Les montants d’aide versés n’auront souvent que très peu de liens avec les besoins réels des populations affectées, dénonce Virginie Gagnon. Elle donne l’exemple des sécheresses, qui ont des impacts profonds, mais qui n’attirent souvent que très peu d’attention et donc de dons.
Les pays qui en ont le plus besoin sont aussi rarement ceux qui reçoivent le plus d’aide financière, rappelle Maïka Sondarjee.
« Si ce sont des populations blanches qui meurent, nous allons nous y intéresser davantage », remarque-t-elle.
Une réforme qui tarde à se mettre en place
Devant ces lacunes, Oxfam appelle les gouvernements à réformer complètement le système d’aide internationale d’urgence lors de la prochaine conférence de l’ONU sur les changements climatiques (COP27). « Nous proposons de mettre en place un système de compensation automatique basé sur les pertes et préjudices, un concept qui est débattu depuis longtemps, mais qui n’a toujours pas mené à des mesures concrètes », explique Virginie Gagnon.
Ce système consiste à constituer un fonds qui servirait à compenser les pays subissant des événements météorologiques extrêmes en fonction des dommages qu’ils ont subis. Pour financer ce fonds, Oxfam interpelle les pays les plus fortunés pour qu’ils contribuent.
L’organisme leur suggère de mettre en place des taxes sur les grands pollueurs pour dégager les moyens financiers nécessaires.
Une telle solution serait idéale selon Maïka Sondarjee, qui reste toutefois sceptique quant à la possibilité de sa réalisation. « C’est le rêve, mais la tendance est plutôt à l’inverse.
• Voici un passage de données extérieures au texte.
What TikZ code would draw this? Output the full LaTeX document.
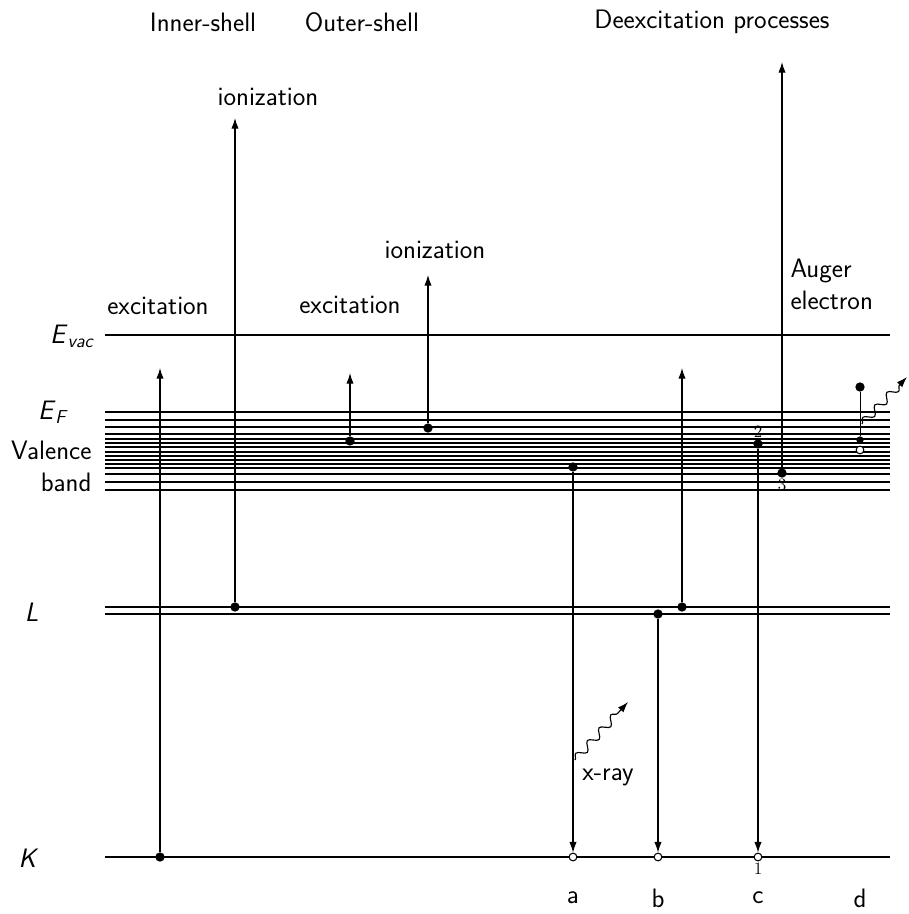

Les pays ont plutôt tendance à se désinvestir et ce sont de plus en plus les particuliers qui prennent le relais », remarque-t-elle.
Une telle réforme de l’aide d’urgence reste toutefois nécessaire, selon la porte-parole d’Oxfam. « C’est certain que ce ne sera pas simple, notamment au niveau légal, mais il faut avoir le courage de le faire parce qu’en ce moment on vit une grande injustice climatique qui ne peut que s’aggraver si nous ne faisons rien », conclut Virginie Gagnon.